Unlike other former CEOs who have recently offered broad apologies for their role in the financial crisis, Killinger was defiant against accusations that Wamu was poorly run and badly managed. He said that, given time, Wamu would have recovered had regulators not seized the thrift.
"I believe that Washington Mutual's seizure was unnecessary and the company should have been given a chance to work its way through the crisis," he said. "I also believe it was unfair that Washington Mutual was not given the benefits extended to and actions taken on behalf of other financial services companies within days of Washington Mutual's seizure."
Regulators shut down the $300 billion-asset thrift on Sept. 25 -- the largest collapse in U.S. history but provided open-bank assistance to Wachovia Corp. just four days later. Within a few weeks of Wamu's collapse, the government took much broader steps to help large financial institutions. The Federal Deposit Insurance Corp. guaranteed bank debt, the Federal Reserve Board injected massive amounts of liquidity into the system, and Congress enacted the Troubled Asset Relief Program, which gave tens of billions to the biggest banks.
Despite a raft of papers released by the panel that documented risky lending practices at Wamu, Killinger insisted the thrift was in relatively healthy shape.
"While clearly challenged by the much-worse than expected downturn, Washington Mutual was well positioned with sufficient capital and liquidity," he said.
Still, Sen. Carl Levin, the subcommittee's chairman, said Wamu was doomed long before it was closed. He produced a report of more than 500 pages that documented the thrift's push into option adjustable rate loans and other risky alternative mortgages after 2005. Many of those loans were later found to be fraudulent, Levin said.
"I don't know how a bank can possibly operate with credibility with these kind of problems and fraud in its midst," Levin said.

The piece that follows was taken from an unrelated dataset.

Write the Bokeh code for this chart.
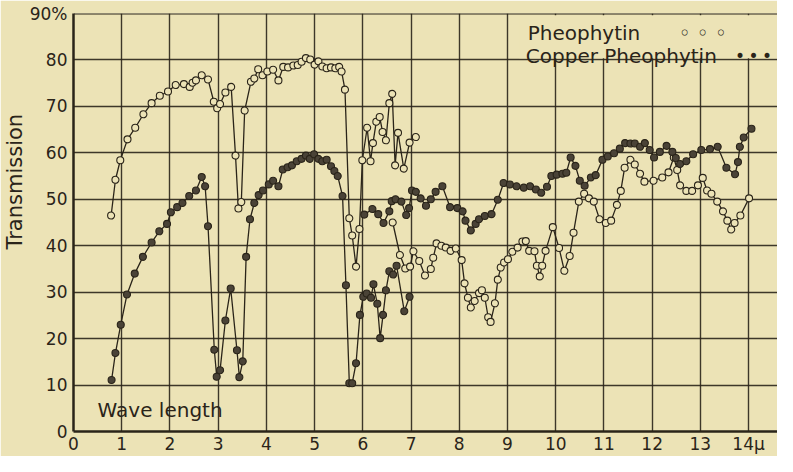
from bokeh.plotting import figure
from bokeh.models import FixedTicker, Label, BoxAnnotation, Span, Range1d, Title
from bokeh.embed import file_html
from bokeh.resources import INLINE

# ---------------- data (wave length in microns, transmission in %) ----------------
pheo_thin_x = [0.78, 0.87, 0.97, 1.12, 1.28, 1.45, 1.62, 1.79, 1.96, 2.12, 2.29, 2.41, 2.47, 2.54,
               2.66, 2.79, 2.91, 2.98, 3.04, 3.15, 3.27, 3.36, 3.42, 3.48, 3.55, 3.68, 3.75, 3.83,
               3.92, 4.02, 4.14, 4.25, 4.35, 4.45, 4.56, 4.65, 4.73, 4.82, 4.91, 5.00, 5.08, 5.16,
               5.25, 5.34, 5.43, 5.51, 5.56, 5.63, 5.72, 5.78, 5.86, 5.93, 5.99, 6.09, 6.16, 6.21,
               6.28, 6.35, 6.41, 6.48, 6.55, 6.61, 6.67, 6.73, 6.85, 6.97, 7.10]
pheo_thin_y = [46.5, 54.2, 58.4, 62.9, 65.4, 68.3, 70.7, 72.3, 73.2, 74.6, 74.8, 74.2, 75.1, 75.6,
               76.7, 75.8, 71.0, 69.6, 70.5, 73.0, 74.2, 59.4, 48.0, 49.4, 69.1, 75.3, 76.0, 78.0,
               76.7, 77.5, 77.9, 75.6, 78.5, 78.4, 78.8, 78.9, 79.6, 80.4, 80.1, 79.0, 79.7, 78.6,
               78.2, 78.4, 78.2, 78.5, 77.5, 73.6, 45.9, 42.2, 35.5, 43.6, 58.4, 65.4, 58.2, 62.1,
               66.7, 67.7, 64.5, 62.7, 70.7, 72.7, 57.3, 64.3, 56.6, 62.2, 63.4]

pheo_thick_x = [6.62, 6.77, 6.88, 6.98, 7.05, 7.17, 7.29, 7.41, 7.46, 7.53, 7.63, 7.72, 7.82, 7.93,
                8.05, 8.11, 8.18, 8.24, 8.32, 8.41, 8.47, 8.53, 8.60, 8.65, 8.74, 8.80, 8.86, 8.93,
                9.01, 9.10, 9.21, 9.31, 9.38, 9.45, 9.56, 9.61, 9.67, 9.72, 9.79, 9.94, 10.07, 10.18,
                10.29, 10.37, 10.48, 10.59, 10.69, 10.79, 10.91, 11.04, 11.15, 11.27, 11.35, 11.43,
                11.55, 11.64, 11.75, 11.84, 12.03, 12.21, 12.34, 12.45, 12.52, 12.58, 12.71, 12.83,
                12.95, 13.05, 13.14, 13.23, 13.35, 13.47, 13.56, 13.64, 13.71, 13.83, 14.01]
pheo_thick_y = [45.0, 38.0, 35.1, 35.5, 38.8, 36.7, 33.6, 35.0, 37.4, 40.5, 40.0, 39.6, 38.9, 39.4,
                36.9, 31.9, 28.8, 26.7, 28.1, 29.8, 30.4, 28.8, 24.6, 23.6, 27.6, 32.7, 35.3, 36.4,
                37.1, 38.7, 39.6, 40.9, 41.0, 38.9, 38.8, 35.7, 33.4, 35.7, 38.9, 44.0, 39.5, 34.6,
                37.8, 42.8, 49.5, 51.2, 50.2, 49.5, 45.7, 44.9, 45.4, 48.8, 51.8, 56.8,
                58.5, 57.5, 55.5, 53.8, 54.0, 54.7, 55.8, 59.0, 56.3, 53.0, 51.8, 51.8,
                53.0, 54.6, 51.9, 51.2, 49.5, 47.4, 45.4, 43.5, 44.9, 46.5, 50.2]

copper_low_x = [0.79, 0.87, 0.98, 1.11, 1.27, 1.44, 1.62, 1.78, 1.94, 2.02, 2.15, 2.26, 2.40, 2.54,
                2.66, 2.73, 2.79, 2.92, 2.97, 3.04, 3.15, 3.26, 3.39, 3.44, 3.51, 3.58, 3.66, 3.75,
                3.84, 3.93, 4.05, 4.14, 4.25, 4.34, 4.44, 4.53, 4.63, 4.73, 4.82, 4.90, 4.99, 5.08,
                5.16, 5.25, 5.34, 5.41, 5.48, 5.58, 5.65, 5.72, 5.78, 5.86, 5.94, 6.01, 6.08, 6.17,
                6.22, 6.30, 6.36, 6.42, 6.48, 6.55, 6.63, 6.70, 6.86, 6.97]
copper_low_y = [11.1, 16.9, 23.0, 29.5, 34.0, 37.6, 40.7, 43.1, 44.7, 47.2, 48.3, 49.2, 50.7, 51.9,
                54.8, 52.8, 44.2, 17.6, 11.8, 13.2, 23.9, 30.8, 17.5, 11.7, 15.1, 37.6, 45.7, 49.2,
                50.9, 51.9, 53.2, 54.0, 52.8, 56.4, 56.9, 57.3, 58.2, 58.7, 59.4, 58.7, 59.7, 58.7,
                58.2, 58.5, 57.1, 56.1, 55.0, 50.7, 31.5, 10.4, 10.4, 14.7, 25.1, 29.0, 29.7, 28.8,
                31.7, 27.5, 20.1, 25.1, 30.4, 34.5, 33.8, 35.7, 25.9, 29.0]

copper_high_x = [6.03, 6.20, 6.32, 6.43, 6.55, 6.60, 6.68, 6.80, 6.90, 6.96, 7.02, 7.10, 7.20, 7.31,
                 7.41, 7.51, 7.65, 7.81, 7.96, 8.07, 8.13, 8.24, 8.34, 8.41, 8.53, 8.67, 8.80, 8.92,
                 9.05, 9.19, 9.34, 9.47, 9.59, 9.70, 9.82, 9.91, 10.02, 10.14, 10.22, 10.31, 10.41,
                 10.50, 10.60, 10.73, 10.83, 10.97, 11.08, 11.21, 11.33, 11.44, 11.55, 11.64, 11.75,
                 11.85, 11.95, 12.04, 12.16, 12.30, 12.42, 12.49, 12.58, 12.71, 12.85, 13.02, 13.20,
                 13.36, 13.54, 13.72, 13.78, 13.82, 13.90, 14.06]
copper_high_y = [46.7, 47.9, 46.8, 44.9, 47.4, 49.6, 50.0, 49.5, 46.6, 48.1, 51.9, 51.6, 50.2, 48.6,
                 50.0, 51.6, 52.8, 48.3, 48.1, 47.4, 45.4, 43.3, 44.7, 45.7, 46.4, 46.8, 49.9, 53.5,
                 53.2, 52.8, 52.5, 52.8, 52.1, 51.4, 52.7, 55.0, 55.3, 55.5, 55.7, 59.0, 57.2,
                 54.0, 52.9, 54.7, 55.2, 58.5, 59.2, 59.9, 60.9, 62.1, 62.0, 62.0, 61.3,
                 62.1, 60.6, 59.0, 60.2, 61.5, 60.2, 58.9, 57.6, 58.2, 59.7, 60.6, 60.8,
                 61.3, 56.8, 55.4, 58.0, 61.3, 63.3, 65.2]

x_ticks = list(range(0, 15))
y_ticks = list(range(0, 100, 10))
x_tick_labels = {14: "14\u03bc"}
y_tick_labels = {90: "90%"}

series_names = ["Pheophytin", "Copper Pheophytin"]
series_marks = ["\u25e6 \u25e6 \u25e6", "\u2022\u2009\u2022\u2009\u2022"]
y_title = "Transmission"
x_title = "Wave length"

# ---------------- styling ----------------
BG = "#ece3b6"
INK = "#2a2419"
DOT = "#4a4337"
FONT = "DejaVu Sans"

p = figure(width=777, height=456, output_backend="svg", toolbar_location=None,
           x_range=Range1d(0, 14.6), y_range=Range1d(0, 90),
           min_border_left=72, min_border_right=0, min_border_top=13, min_border_bottom=22,
           background_fill_color=BG, border_fill_color=BG)
p.outline_line_color = None

p.xgrid.ticker = FixedTicker(ticks=x_ticks)
p.ygrid.ticker = FixedTicker(ticks=y_ticks)
for g in (p.xgrid, p.ygrid):
    g.grid_line_color = INK
    g.grid_line_width = 1.4
    g.grid_line_alpha = 0.9

for ax in (p.xaxis, p.yaxis):
    ax.axis_line_color = INK
    ax.axis_line_width = 2.5
    ax.major_tick_out = 0
    ax.major_tick_in = 0
    ax.minor_tick_out = 0
    ax.minor_tick_in = 0
    ax.major_label_text_font = FONT
    ax.major_label_text_font_size = "17px"
    ax.major_label_text_color = INK

p.xaxis.ticker = FixedTicker(ticks=x_ticks)
p.yaxis.ticker = FixedTicker(ticks=y_ticks)
p.xaxis.major_label_overrides = x_tick_labels
p.yaxis.major_label_overrides = y_tick_labels
p.xaxis.major_label_standoff = 2
p.yaxis.major_label_standoff = 6

p.add_layout(Title(text=y_title, align="left", offset=182, text_font=FONT,
                   text_font_size="21px", text_font_style="normal", text_color=INK,
                   standoff=0), "left")

p.add_layout(Span(location=90, dimension="width", line_color=INK, line_width=2))

# legend panel (blank area over the grid)
p.add_layout(BoxAnnotation(left=9.25, right=14.6, bottom=80.35, top=89.6,
                           fill_color=BG, fill_alpha=1.0, line_color=None))

# ---------------- data lines ----------------
for xs, ys in [(pheo_thin_x, pheo_thin_y), (copper_low_x, copper_low_y),
               (pheo_thick_x, pheo_thick_y), (copper_high_x, copper_high_y)]:
    p.line(xs, ys, line_color=INK, line_width=1.3)
for xs, ys, filled in [(pheo_thin_x, pheo_thin_y, False),
                       (pheo_thick_x, pheo_thick_y, False),
                       (copper_low_x, copper_low_y, True),
                       (copper_high_x, copper_high_y, True)]:
    p.scatter(xs, ys, marker="circle", size=7,
              fill_color=(DOT if filled else BG), line_color=INK, line_width=1.1)

# ---------------- texts ----------------
def lab(**kw):
    base = dict(text_font=FONT, text_color=INK)
    base.update(kw)
    p.add_layout(Label(**base))

lab(x=0.5, y=4.6, text=x_title, text_font_size="20px", text_baseline="alphabetic")
lab(x=9.42, y=85.8, text=series_names[0], text_font_size="20px", text_baseline="alphabetic")
lab(x=12.55, y=85.9, text=series_marks[0], text_font_size="20px", text_baseline="alphabetic")
lab(x=9.38, y=80.8, text=series_names[1], text_font_size="20px", text_baseline="alphabetic")
lab(x=13.72, y=80.8, text=series_marks[1], text_font_size="17px", text_baseline="alphabetic")

open("out.html", "w").write(file_html(p, INLINE))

He was supported by other former executives at Wamu, some of whom testified that the thrift ignored warnings about bad lending and poor management practices.
James Vanasek, Wamu's chief risk officer from 2004 to 2005, said the thrift's management only cared whether a loan was profitable, and said he urged Killinger to abandon subprime lending in 2004.

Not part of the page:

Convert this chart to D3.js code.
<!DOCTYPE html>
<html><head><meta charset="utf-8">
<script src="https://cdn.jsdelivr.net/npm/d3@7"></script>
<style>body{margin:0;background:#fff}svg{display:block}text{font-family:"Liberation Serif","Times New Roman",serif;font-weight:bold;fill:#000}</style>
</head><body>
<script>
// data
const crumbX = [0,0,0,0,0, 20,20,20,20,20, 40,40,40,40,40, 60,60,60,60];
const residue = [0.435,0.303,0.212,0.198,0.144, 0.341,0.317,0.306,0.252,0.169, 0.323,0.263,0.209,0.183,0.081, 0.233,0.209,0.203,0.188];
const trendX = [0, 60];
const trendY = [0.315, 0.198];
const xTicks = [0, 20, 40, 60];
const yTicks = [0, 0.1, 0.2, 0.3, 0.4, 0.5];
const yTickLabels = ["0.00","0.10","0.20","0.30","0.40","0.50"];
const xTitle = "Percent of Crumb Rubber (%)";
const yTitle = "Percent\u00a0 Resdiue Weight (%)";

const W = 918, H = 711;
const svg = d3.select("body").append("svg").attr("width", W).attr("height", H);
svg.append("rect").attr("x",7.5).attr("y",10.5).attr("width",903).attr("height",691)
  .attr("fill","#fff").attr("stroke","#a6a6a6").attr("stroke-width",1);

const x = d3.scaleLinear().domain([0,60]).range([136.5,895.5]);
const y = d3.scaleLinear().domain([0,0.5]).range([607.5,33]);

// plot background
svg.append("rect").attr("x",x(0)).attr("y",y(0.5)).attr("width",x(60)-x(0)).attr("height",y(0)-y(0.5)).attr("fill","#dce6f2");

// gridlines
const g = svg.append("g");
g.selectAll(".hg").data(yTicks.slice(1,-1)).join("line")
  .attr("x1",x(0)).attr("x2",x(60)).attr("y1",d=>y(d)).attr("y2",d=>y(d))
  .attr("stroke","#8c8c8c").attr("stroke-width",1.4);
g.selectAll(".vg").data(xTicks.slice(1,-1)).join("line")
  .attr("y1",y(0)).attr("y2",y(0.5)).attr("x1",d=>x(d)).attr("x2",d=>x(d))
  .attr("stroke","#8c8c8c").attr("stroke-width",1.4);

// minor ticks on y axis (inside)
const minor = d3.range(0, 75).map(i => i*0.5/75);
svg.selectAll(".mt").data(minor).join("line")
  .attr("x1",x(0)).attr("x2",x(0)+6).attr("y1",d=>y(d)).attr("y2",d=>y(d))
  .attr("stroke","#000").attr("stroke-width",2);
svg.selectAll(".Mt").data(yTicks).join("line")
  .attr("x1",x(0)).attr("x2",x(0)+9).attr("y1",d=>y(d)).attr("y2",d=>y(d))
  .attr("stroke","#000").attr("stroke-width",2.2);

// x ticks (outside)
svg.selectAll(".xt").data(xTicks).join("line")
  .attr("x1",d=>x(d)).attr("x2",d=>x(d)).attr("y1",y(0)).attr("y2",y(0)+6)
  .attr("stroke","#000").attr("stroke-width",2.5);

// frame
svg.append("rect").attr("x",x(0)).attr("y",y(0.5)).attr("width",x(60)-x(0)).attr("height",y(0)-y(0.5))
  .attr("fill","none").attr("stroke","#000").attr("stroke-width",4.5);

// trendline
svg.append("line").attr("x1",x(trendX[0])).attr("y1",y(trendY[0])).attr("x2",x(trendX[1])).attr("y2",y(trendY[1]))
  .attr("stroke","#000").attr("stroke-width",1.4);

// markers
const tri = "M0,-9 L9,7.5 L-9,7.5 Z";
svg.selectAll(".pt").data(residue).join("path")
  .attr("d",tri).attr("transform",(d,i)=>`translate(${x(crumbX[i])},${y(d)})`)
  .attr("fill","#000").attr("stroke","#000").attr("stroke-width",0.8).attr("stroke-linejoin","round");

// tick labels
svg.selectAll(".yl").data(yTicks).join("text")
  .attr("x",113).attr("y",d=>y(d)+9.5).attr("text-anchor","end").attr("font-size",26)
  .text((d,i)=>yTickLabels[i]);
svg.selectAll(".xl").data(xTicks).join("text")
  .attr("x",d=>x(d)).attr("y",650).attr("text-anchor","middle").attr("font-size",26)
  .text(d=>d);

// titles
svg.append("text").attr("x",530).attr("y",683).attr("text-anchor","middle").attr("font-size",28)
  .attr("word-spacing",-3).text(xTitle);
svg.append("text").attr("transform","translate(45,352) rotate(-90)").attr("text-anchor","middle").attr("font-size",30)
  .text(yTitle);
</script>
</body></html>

But David Schneider, former president of home loans for Wamu, said the bank was reducing its market share of risky loans and its subprime unit was a small part of the company.
Much of the hearing focused on the failure of the management at Wamu but Levin's panel is scheduled to hold another hearing on Friday on regulators' supervision of Wamu.
Still, some former executives said the Office of Thrift Supervision treated the thrift well.
"The approach that the OTS took was much more light-handed than I was used to," said Ronald Cathcart, former Wamu chief risk officer from 2006 to 2008.
Vanasek said Wamu's asset size contributed to OTS's supervision.
"The fact is that Washington Mutual made up a substantial portion of the assets of the OTS and one wonders if the continuation of the agency would have existed if Washington Mutual had failed, so I think they had a strong mutual interest in the company succeeding," he said.